New report backs reinstatement of investor rights under climate-conscious US President and calls for more collaboration.
The US Securities and Exchange Commission (SEC) and Department of Labour (DoL) need to reinstate and reinforce the freedom of investors to address climate risk in their investment decision-making, according to non-profit organisation Ceres.
In its ‘Turning up the Heat’ report, Ceres said the regulators should issue new rulemaking or amend existing rules that “place limits on investor rights” when it comes to mitigating climate risk.
As investors filed more than 140 climate-related shareholders proposals last year, with six resolutions earning majority voting support, “the SEC and DoL both took aggressive steps last fall to limit investors’ ability to use them”, Ceres noted.
“Many of the tools that investors have long relied on to consider climate factors in their investment holdings were stripped away in the fall of 2020 under the Trump administration,” the report said.
Last year, the SEC toughened requirements under Rule 14a-8, known as the shareholder proposal, meaning that three-quarters of investors in 99% of the S&P 500 are ineligible to file resolutions.
The DoL limited the extent to which fund managers are able to consider climate and other ESG factors within 401-Ks and other retirement plans covered by the Employee Retirement Income Security Act (ERISA), which manages over US$15 trillion in AUM.
The report is calling for a reversal of these changes.
Making climate a mandatory priority
To catch up with progress made in other major jurisdictions, Ceres has also backed investor calls for mandatory climate-related disclosures.
The report advised the SEC to issue an Advance Notice of Proposed Rulemaking inviting public comment on the potential scope for implementing mandatory climate change disclosure rules.
“Other federal financial regulators should coordinate with the SEC and identify opportunities to get additional climate change disclosures from industries that they supervise,” the report added.
This follows research published by the CFA Institute in October 2020, which outlined that 40% of 3,000 investment professionals factored climate risks into their decision-making, but over half of that number said they lack the climate-related disclosures they need to inform their decisions.
The SEC has made progress in this area.

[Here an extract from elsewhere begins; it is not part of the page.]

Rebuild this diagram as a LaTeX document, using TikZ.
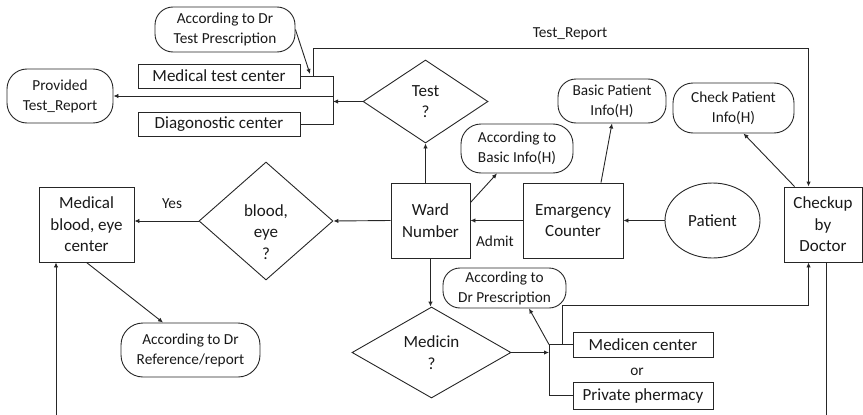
\documentclass[tikz,border=0pt]{standalone}
\usepackage{fontspec}
\setmainfont{Carlito}
\usetikzlibrary{shapes.geometric,arrows.meta}
\newcommand\bigf{\fontsize{17}{21.5}\selectfont}
\newcommand\smallf{\fontsize{15.3}{20}\selectfont}
\begin{document}
\begin{tikzpicture}[x=1pt,y=-1pt,
  line width=0.9pt,
  every node/.style={text=black!90},
  box/.style={draw=black!85, rectangle, inner sep=0pt, align=center, font=\bigf},
  bubble/.style={draw=black!85, rectangle, inner sep=0pt, align=center, font=\smallf},
  dia/.style={draw=black!85, diamond, inner sep=0pt, align=center, font=\bigf},
  lbl/.style={inner sep=0pt, font=\smallf},
  arr/.style={draw=black!85, -{Latex[length=5pt,width=4.5pt]}},
  ln/.style={draw=black!85}]
\useasboundingbox (0,0) rectangle (863,415);

% top-left group
\node[bubble, minimum width=140pt, minimum height=45pt, rounded corners=18pt] (testpres) at (225,29.5) {According to Dr\\Test Prescription};
\node[box, minimum width=162pt, minimum height=24pt] (medtest) at (219,76) {Medical test center};
\node[box, minimum width=162pt, minimum height=24pt] (diag) at (219,124) {Diagonostic center};
\node[bubble, minimum width=106pt, minimum height=54pt, rounded corners=20pt] (provided) at (60,96) {Provided\\Test\_Report};
\node[dia, minimum width=125pt, minimum height=83pt] (test) at (425.5,101.5) {Test\\?};
\node[lbl] (trlabel) at (570,34) {Test\_Report};

% top-right bubbles
\node[bubble, minimum width=108pt, minimum height=44pt, rounded corners=18pt] (basicpat) at (612,101) {Basic Patient\\Info(H)};
\node[bubble, minimum width=121pt, minimum height=50pt, rounded corners=20pt] (checkpat) at (733.5,108) {Check Patient\\Info(H)};
\node[bubble, minimum width=112pt, minimum height=49pt, rounded corners=20pt] (accbasic) at (517,148.5) {According to\\Basic Info(H)};

% middle row
\node[box, minimum width=79pt, minimum height=75pt] (ward) at (430.5,220.5) {Ward\\Number};
\node[box, minimum width=100pt, minimum height=75pt] (emerg) at (573,220.5) {Emargency\\Counter};
\node[draw=black!85, ellipse, inner sep=0pt, minimum width=95pt, minimum height=75pt, font=\bigf] (patient) at (712.5,220.5) {Patient};
\node[box, minimum width=78pt, minimum height=75pt] (checkup) at (823,224.5) {Checkup\\by\\Doctor};
\node[dia, minimum width=134pt, minimum height=118pt] (bloodeye) at (266,221) {};
\node[inner sep=0pt, align=center, font=\bigf] (bloodeyetxt) at (266,232) {blood,\\eye\\?};
\node[box, minimum width=95pt, minimum height=75pt] (medblood) at (86.5,224.5) {Medical\\blood, eye\\center};
\node[lbl] (admit) at (495,241) {Admit};
\node[lbl] (yes) at (172,204) {Yes};

% bottom
\node[bubble, minimum width=139pt, minimum height=54pt, rounded corners=22pt] (accref) at (190.5,350) {According to Dr\\Reference/report};
\node[dia, minimum width=159pt, minimum height=91pt] (medicin) at (431.5,352.5) {Medicin\\?};
\node[bubble, minimum width=123pt, minimum height=40pt, rounded corners=17pt] (accpres) at (504.5,288) {According to\\Dr Prescription};
\node[box, minimum width=140pt, minimum height=25pt] (medcen) at (643,344.5) {Medicen center};
\node[box, minimum width=140pt, minimum height=27pt] (priv) at (643,395.5) {Private phermacy};
\node[lbl] (or) at (637,372) {or};

% coordinates
\coordinate (b1) at (333,76);
\coordinate (b2) at (333,124);
\coordinate (bm) at (333,96);
\coordinate (tr) at (313,76);
\coordinate (tpj) at (310,74);
\coordinate (m1) at (549,344.5);
\coordinate (m2) at (549,395.5);
\coordinate (m3) at (562,344.5);
\coordinate (bot1) at (56,415);
\coordinate (bot2) at (826,415);

% test bracket
\draw[ln] (medtest.east) -- (b1) -- (b2) -- (diag.east);
\draw[arr] (test.west) -- (test.west -| b1);
\draw[arr] (bm) -- (bm -| provided.east);
\draw[arr] (testpres.east) -- (tpj);
\draw[arr] (tr) -- ++(0,-27.5) -| ([xshift=25pt]checkup.north west);

% middle connections
\draw[arr] (test.south |- ward.north) -- (test.south);
\draw[arr] ([yshift=-20pt]ward.north east) -- ([xshift=-20pt]accbasic.south);
\draw[arr] ([xshift=28pt]emerg.north) -- (basicpat.south);
\draw[arr] ([xshift=11pt]checkup.north west) -- ([xshift=10pt]checkpat.south);
\draw[arr] (patient.west) -- (emerg.east);
\draw[arr] (emerg.west) -- (ward.east);
\draw[arr] (ward.west) -- (bloodeye.east);
\draw[arr] (bloodeye.west) -- (bloodeye.west -| medblood.east);
\draw[arr] (medblood.south) -- ([xshift=-27.5pt]accref.north);
\draw[arr] (bot1) -- (bot1 |- medblood.south);

% medicine
\draw[arr] (ward.south) -- (ward.south |- medicin.north);
\draw[arr] (medicin.east) -- (medicin.east -| m1);
\draw[ln] (medcen.west) -- (m1) -- (m2) -- (priv.west);
\draw[arr] (m1) -- ([xshift=24.5pt]accpres.south);
\draw[arr] (m3) -- ++(0,-39.5) -| ([xshift=25pt]checkup.south west);
\draw[ln] (checkup.south -| bot2) -- (bot2);
\end{tikzpicture}
\end{document}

In February 2021, Acting Chair of the SEC Allison Herren Lee directed staff to focus on the possibility of a climate-relaited disclosure framework, potentially leveraging the widely supported Task Force on Climate-related Financial Disclosure (TCFD) guidelines.
In early March, the SEC launched the Climate and ESG Task Force in the Division of Enforcement to lead efforts.
The report further recommended that the SEC should work closely with the Financial Accounting Standards Board (FASB) to provide more clarity as to how climate change disclosures can be incorporated into financial statements.
Financial regulators need to collaborate
Beyond the SEC and DoL, Ceres said all US financial regulators, state and federal, need to immediately affirm the systemic nature of the climate crisis and its impact on financial market stability. This should be in the form of a statement from the agency chair or an agency-issued report.
Regulators should then “activate action on climate-related measures, including prudential supervision, investor protections and enhanced climate disclosure mandates”, and be willing to work collaboratively with one another in order to do so effectively, the report said.
This follows a report published by Ceres in June 2020, which outlined how climate change is threatening the stability of financial markets and the global economy, reiterating the need for US financial regulators to address climate risk as part of their existing responsibilities.